- German film poster
- German: Agatha, laß das Morden sein!
- Directed by: Dietrich Haugk
- Written by: Eva Anger; Franz Geiger; Karl Peter Gillmann; Stefan Gommermann; Dietrich Haugk; Franz Marischka; Franz M. Schilder; Wolfgang Schnitzler; Hans Schweikart; Gottfried Wegeleben; Hugo Wiener;
- Produced by: Hans Abich; Heinz Angermeyer; Rolf Thiele; Gottfried Wegeleben;
- Starring: Johanna von Koczian Klausjürgen Wussow Elisabeth Flickenschildt
- Cinematography: Günther Senftleben
- Edited by: Anneliese Schönnenbeck
- Music by: Hans-Martin Majewski
- Production company: Filmaufbau
- Distributed by: Constantin Film
- Release date: 22 December 1960;
- Running time: 98 minutes
- Country: West Germany
- Language: German

= Agatha, Stop That Murdering! =

1960 film

Agatha, Stop That Murdering! (German: Agatha, laß das Morden sein!) is a 1960 West German comedy crime film directed by Dietrich Haugk and starring Johanna von Koczian, Klausjürgen Wussow and Elisabeth Flickenschildt.

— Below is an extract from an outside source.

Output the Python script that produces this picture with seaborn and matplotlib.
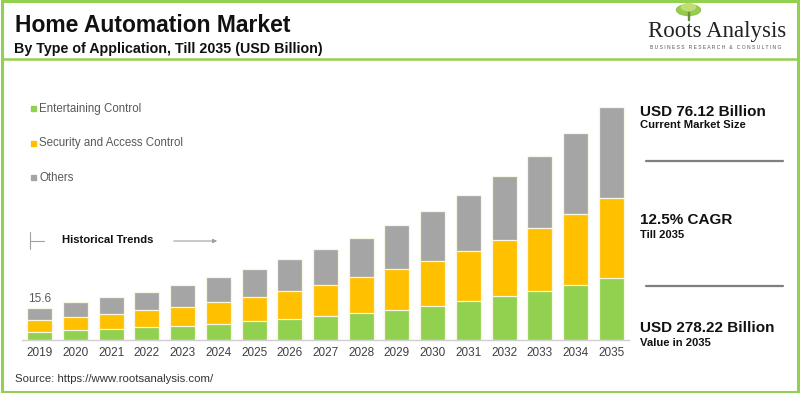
import pandas as pd
import numpy as np
import matplotlib.pyplot as plt
import seaborn as sns
from matplotlib.patches import Rectangle, Ellipse, FancyArrowPatch
from matplotlib.lines import Line2D

# --- données ---
years = [str(y) for y in range(2019, 2036)]
entertaining = [4.0, 4.9, 5.4, 6.2, 6.7, 7.7, 9.1, 10.1, 11.6, 13.2, 14.6, 16.4, 18.9, 21.3, 23.7, 27.0, 30.4]
security = [5.7, 6.2, 7.5, 8.4, 9.6, 11.0, 12.0, 13.8, 15.4, 17.4, 19.8, 21.9, 24.4, 27.3, 31.0, 34.6, 39.0]
others = [5.9, 7.2, 7.9, 8.8, 10.6, 11.9, 13.7, 15.5, 17.3, 19.2, 21.5, 24.5, 27.6, 31.2, 34.8, 39.5, 44.4]
series_names = ["Entertaining Control", "Security and Access Control", "Others"]
first_label = "15.6"

kpis = [("USD 76.12 Billion", "Current Market Size"),
        ("12.5% CAGR", "Till 2035"),
        ("USD 278.22 Billion", "Value in 2035")]

GREEN = '#92d050'
YELLOW = '#ffc000'
GRAY = '#a5a5a5'

df = pd.DataFrame({'year': years, 'ent': entertaining, 'sec': security, 'oth': others})
df['lvl1'] = df['ent']
df['lvl2'] = df['ent'] + df['sec']
df['lvl3'] = df['lvl2'] + df['oth']

sns.set_style('white')
plt.rcParams['font.family'] = ['Liberation Sans', 'DejaVu Sans']

W, H = 800, 393
fig = plt.figure(figsize=(8, 3.93), dpi=100)


def fx(x):
    return x / W


def fy(y):
    return 1 - y / H


# axes des barres : x de 22 à 629 px, base à 340 px
ax = fig.add_axes([fx(22), fy(340), fx(629) - fx(22), (340 - 100) / H])
edge = '#f9f7e4'
for col, c in [('lvl3', GRAY), ('lvl2', YELLOW), ('lvl1', GREEN)]:
    sns.barplot(data=df, x='year', y=col, order=years, color=c, width=0.7,
                saturation=1, edgecolor=edge, linewidth=0.9, ax=ax)

ax.set_xlim(-0.5, len(years) - 0.5)
ax.set_ylim(0, 240 * 0.4875)
ax.set_xlabel('')
ax.set_ylabel('')
ax.set_yticks([])
ax.tick_params(axis='x', length=0, pad=5, labelsize=8.5, labelcolor='#404040')
for s in ['top', 'right', 'left']:
    ax.spines[s].set_visible(False)
ax.spines['bottom'].set_color('#d0d0d0')
ax.spines['bottom'].set_linewidth(1)
ax.patch.set_alpha(0)

ax.text(0, df['lvl3'].iloc[0] + 1.4, first_label, ha='center', va='bottom',
        fontsize=8.5, color='#595959')

# titre
fig.text(fx(15), fy(32), "Home Automation Market", fontsize=16.5, fontweight='bold',
         color='#111111', va='baseline')
fig.text(fx(14), fy(53), "By Type of Application, Till 2035 (USD Billion)", fontsize=10.3,
         fontweight='bold', color='#111111', va='baseline')

# logo
fig.text(fx(717), fy(36.5), "Roots Analysis", fontsize=16.5, family=['Liberation Serif'],
         color='#222222', va='baseline', ha='center')
fig.text(fx(716), fy(47.5), "B U S I N E S S   R E S E A R C H   &   C O N S U L T I N G",
         fontsize=3.6, color='#555555', va='center', ha='center')
lax = fig.add_axes([fx(672), fy(22), (705 - 672) / W, 20 / H])
lax.set_xlim(0, 33)
lax.set_ylim(0, 20)
lax.axis('off')
lax.add_patch(Ellipse((16.5, 12), 24, 11, color='#8cc63f', alpha=0.9))
lax.add_patch(Ellipse((16.5, 15), 14, 7, color='#c5e07a', alpha=0.9))
lax.add_patch(Rectangle((15.8, 2), 1.4, 8, color='#6a8f3a'))

# bordure et ligne sous le titre
fig.patches.append(Rectangle((0.002, 0.003), 0.995, 0.994, transform=fig.transFigure,
                             fill=False, edgecolor=GREEN, linewidth=2.2))
fig.lines.append(Line2D([fx(3), fx(797)], [fy(59), fy(59)], transform=fig.transFigure,
                        color=GREEN, linewidth=1.8))

# légende
for i, (name, col) in enumerate(zip(series_names, [GREEN, YELLOW, GRAY])):
    yc = 109 + i * 34.5
    fig.patches.append(Rectangle((fx(31), fy(yc + 2)), 5 / W, 5 / H, transform=fig.transFigure,
                                 color=col))
    fig.text(fx(39), fy(yc), name, fontsize=8.3, color='#595959', va='center')

# historique
fig.lines.append(Line2D([fx(30), fx(30)], [fy(232), fy(249)], transform=fig.transFigure,
                        color='#a0a0a0', linewidth=0.8))
fig.lines.append(Line2D([fx(30), fx(44)], [fy(241), fy(241)], transform=fig.transFigure,
                        color='#a0a0a0', linewidth=0.8))
fig.text(fx(62), fy(240), "Historical Trends", fontsize=8.1, fontweight='bold',
         color='#111111', va='center')
fig.patches.append(FancyArrowPatch(
    (fx(171), fy(241)), (fx(220), fy(241)), transform=fig.transFigure,
    arrowstyle='-|>', mutation_scale=6, color='#a0a0a0', linewidth=0.8))

# panneau de droite
big_base = [115.5, 223.5, 332]
small_base = [128.5, 237.5, 346]
for (big, small), yb, ys in zip(kpis, big_base, small_base):
    fig.text(fx(640), fy(yb), big, fontsize=11, fontweight='bold', color='#111111',
             va='baseline')
    fig.text(fx(640), fy(ys), small, fontsize=8.1, fontweight='bold', color='#111111',
             va='baseline')
for yl in [160.5, 286]:
    fig.lines.append(Line2D([fx(646), fx(783)], [fy(yl), fy(yl)], transform=fig.transFigure,
                            color='#7f7f7f', linewidth=1.6))

# source
fig.text(fx(15), fy(379), "Source: https://www.rootsanalysis.com/", fontsize=8.2,
         color='#333333', va='center')

plt.savefig('out.png', dpi=100)
plt.close()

It is a parody both of the ongoing film series of Edgar Wallace adaptations and the traditions of the mystery novels of Agatha Christie.It was shot at the Bavaria Studios in Munich. The film's sets were designed by the art directors Franz Bi and Bruno Monden.

==Plot==
A famous female crime novelist goes to stay in a country house, where a killer is on the loose.